Tal situación es también de las ovejas que pertenecen al rebaño de Cristo pero lo rechazan. “Cristo, cuanto es de su parte da la vida eterna a sus ovejas, y ninguna de ellas perecerá por culpa del pastor; la que se pierda, a sí misma habrá de atribuirlo. También la gracia que Cristo da en esta vida a sus ovejas por su naturaleza es suficiente para llevarlas a la vida eterna, y si algunas no arriban allá es por culpa de las mismas, que no quieren seguir a Cristo” 8.
Las ovejas de Jesús son su posesión; ni los hombres ni los demonios logran, por la fuerza o por subterfugios, arrancarlas de sus manos omnipotentes. “Si perecen será por la propia voluntad de ellas, no por falta de poder en Él” 9. Cristo manifiesta en esta afirmación que “Él era lo suficientemente fuerte y poderoso para que sus ovejas pudiesen entrar merced a Él en la vida eterna, librándolas antes de cualquier peligro” 10.
29 Mi Padre, que me las ha dado, es mayor que todos, y nadie puede arrebatarlas de la mano del Padre.
Existen autores de gran peso que discrepan entre sí a propósito de las traducciones latina y griega de este versículo. La primera se centra en las cosas concedidas por el Padre a su Unigénito: “Lo que mi Padre me dio es mejor que todo, y nadie podrá arrebatar nada de la mano de mi Padre”. La otra pone al Padre como objeto de la comparación hecha por Jesús (vide formulación arriba). Una vez que no hay unanimidad de interpretación, preferimos la versión latina: “mayor que todos”, o sea, “la Iglesia, que me entregó para que la rigiese. Las ovejas que me dio para que las apacentase. Es mayor, esto es, más caro, más digno de aprecio que cualquier otra cosa” 11. Así, un alma que se entrega a Jesús por la virtud de la fe, amándolo sobre todas las cosas y siendo perseverantemente fiel, debe estar convencida de que todo le viene del Padre por los méritos del Hijo.
Jesús afirma su divinidad y es rechazado por los fariseos
30 Yo y el Padre somos uno.
Oigamos al P. Manuel de Tuya, o.p., comentando este versículo:
“Por último, Cristo, como garantía de este poder salvífico que tiene para sus ovejas, proclama su divinidad, diciendo: ‘Yo y el Padre somos una cosa’. Directamente se expresa esta unidad entre el Padre y el Hijo en el poder. Los poderes divinos del Padre son los del Hijo. No en el sentido que la voz o el anuncio de un profeta es la voz o el anuncio de Dios. Precisamente los profetas explícitamente hablaban en nombre de Dios, y a nadie extrañaba. Pero aquí la afirmación es absolutamente trascendente en la comunicación de poderes. Y, si existe esta comunidad o identidad de poderes, presupone ello una unidad e identidad de naturaleza. De aquí el dejarse ver el misterio divino de Cristo. “Esta expresión encuentra su clarificación en la ‘Oración sacerdotal’, en la que Cristo pide al Padre que le glorifique con ‘la gloria que tuve cerca de ti antes de que el mundo existiese’ (Jn 17, 5), lo mismo que en el ‘prólogo’, en el que se enseña abiertamente que el Verbo, que se va a encarnar, ‘era Dios’ ” 12.

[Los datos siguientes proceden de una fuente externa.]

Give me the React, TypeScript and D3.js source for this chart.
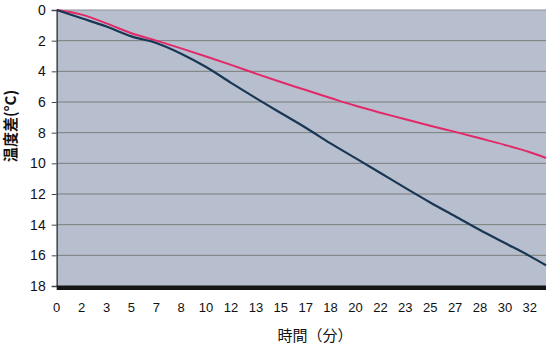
import React, { useEffect, useRef } from 'react';
import * as d3 from 'd3';

// time in minutes (one reading every 100 s, plus the last one)
const times = [0, 1.67, 3.33, 5, 6.67, 8.33, 10, 11.67, 13.33, 15, 16.67, 18.33, 20, 21.67, 23.33, 25, 26.67, 28.33, 30, 31.67, 32.75];
// temperature difference, dark series
const darkSeries = [0, 0.54, 1.08, 1.72, 2.15, 2.85, 3.72, 4.75, 5.75, 6.72, 7.68, 8.7, 9.66, 10.63, 11.6, 12.55, 13.45, 14.35, 15.2, 16.05, 16.65];
// temperature difference, pink series
const pinkSeries = [0, 0.3, 0.87, 1.52, 2.0, 2.5, 3.03, 3.58, 4.15, 4.7, 5.22, 5.74, 6.25, 6.7, 7.12, 7.55, 7.95, 8.37, 8.8, 9.28, 9.65];

const xTickLabels = ['0', '2', '3', '5', '7', '8', '10', '12', '13', '15', '17', '18', '20', '22', '23', '25', '27', '28', '30', '32'];
const yTicks = [0, 2, 4, 6, 8, 10, 12, 14, 16, 18];

const App = () => {
  const ref = useRef(null);

  useEffect(() => {
    document.body.style.margin = '0';
    const svg = d3.select(ref.current);
    svg.selectAll('*').remove();

    const left = 56.7, right = 546, top = 10, bottom = 286;

    const x = d3.scaleLinear().domain([0, 32.75]).range([left, right]);
    const y = d3.scaleLinear().domain([0, 18]).range([top, bottom]);

    // plot background
    svg.append('rect')
      .attr('x', left).attr('y', top)
      .attr('width', right - left).attr('height', bottom - top)
      .attr('fill', '#b7bfce');

    // horizontal grid lines
    svg.append('g')
      .selectAll('line')
      .data(yTicks.filter(d => d > 0 && d < 18))
      .enter()
      .append('line')
      .attr('x1', left).attr('x2', right)
      .attr('y1', d => y(d)).attr('y2', d => y(d))
      .attr('stroke', '#7b7e78')
      .attr('stroke-width', 1);

    // top edge
    svg.append('line')
      .attr('x1', left).attr('x2', right)
      .attr('y1', top).attr('y2', top)
      .attr('stroke', '#8a8f98').attr('stroke-width', 1);

    // y axis
    const yAxis = svg.append('g')
      .attr('transform', `translate(${left}, 0)`)
      .call(d3.axisLeft(y).tickValues(yTicks).tickSize(5).tickPadding(6));
    yAxis.select('.domain').attr('stroke', '#44474c').attr('stroke-width', 1.5);
    yAxis.selectAll('.tick line').attr('stroke', '#44474c');
    yAxis.selectAll('text')
      .style('font-family', '"Liberation Sans", Arial, sans-serif')
      .style('font-size', '14px')
      .attr('fill', '#111');

    // thick bottom bar
    svg.append('rect')
      .attr('x', left).attr('y', bottom - 0.5)
      .attr('width', right - left).attr('height', 4.5)
      .attr('fill', '#151515');

    // x tick labels
    const xTickValues = xTickLabels.map((_, i) => i * 5 / 3);
    svg.append('g')
      .selectAll('text')
      .data(xTickLabels)
      .enter()
      .append('text')
      .attr('x', (d, i) => x(xTickValues[i]))
      .attr('y', 312)
      .attr('text-anchor', 'middle')
      .style('font-family', '"Liberation Sans", Arial, sans-serif')
      .style('font-size', '13px')
      .attr('fill', '#111')
      .text(d => d);

    const line = d3.line()
      .x((d, i) => x(times[i]))
      .y(d => y(d))
      .curve(d3.curveMonotoneX);

    svg.append('path')
      .datum(pinkSeries)
      .attr('d', line)
      .attr('fill', 'none')
      .attr('stroke', '#e3286a')
      .attr('stroke-width', 2);

    svg.append('path')
      .datum(darkSeries)
      .attr('d', line)
      .attr('fill', 'none')
      .attr('stroke', '#173754')
      .attr('stroke-width', 2.2);

    // axis titles
    svg.append('text')
      .attr('transform', 'translate(16, 126) rotate(-90)')
      .attr('text-anchor', 'middle')
      .style('font-family', '"Noto Sans CJK JP", sans-serif')
      .style('font-size', '15px')
      .style('font-weight', 'bold')
      .attr('fill', '#111')
      .text('温度差(°C)');

    svg.append('text')
      .attr('x', 315)
      .attr('y', 341)
      .attr('text-anchor', 'middle')
      .style('font-family', '"Noto Sans CJK JP", sans-serif')
      .style('font-size', '15px')
      .attr('fill', '#111')
      .text('時間（分）');
  }, []);

  return (
    <svg ref={ref} width={550} height={347}
      style={{ display: 'block', position: 'absolute', left: 0, top: 0, background: '#fff' }} />
  );
};

export default App;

Ésta es la más atrevida, profunda y misteriosa afirmación hecha por Jesús acerca de la comunidad de esencia entre él y Dios: se trata de una unión metafísica insondable.
Los fariseos que estaban ahí debían haberse mostrado fieles intérpretes de los profetas, abandonando humildemente sus ególatras prejuicios nacionalistas y sus exóticas prácticas religiosas. Si en vez de endurecer sus corazones se dejaran imbuir con las maravillosas revelaciones del esperado Mesías –comprobadas en los numerosos y convincentes milagros que obraba–, comprenderían y amarían por el don de la fe a ese Dios hecho Hombre, lo seguirían, y serían ovejas de su rebaño.
¿Qué decir del mundo actual, que no antepone la ley escrita a la Ley del Espíritu –como los judíos de otrora– pero coloca la ley del goce y de la carne, la ley del relativismo contra la Ley de Cristo, consagrada por él con su vida y resurrección, y por su Santa Iglesia?
Los fariseos, muy contrariamente a la buena postura, quisieron recoger piedras para matar a Jesús por tantos e insuperables dones como les ofrecía (cf. Jn 10, 31). ¿Qué hará el mundo de hoy contra Cristo y su Santa Iglesia ante las dádivas que, por su intermedio, les promete Dios?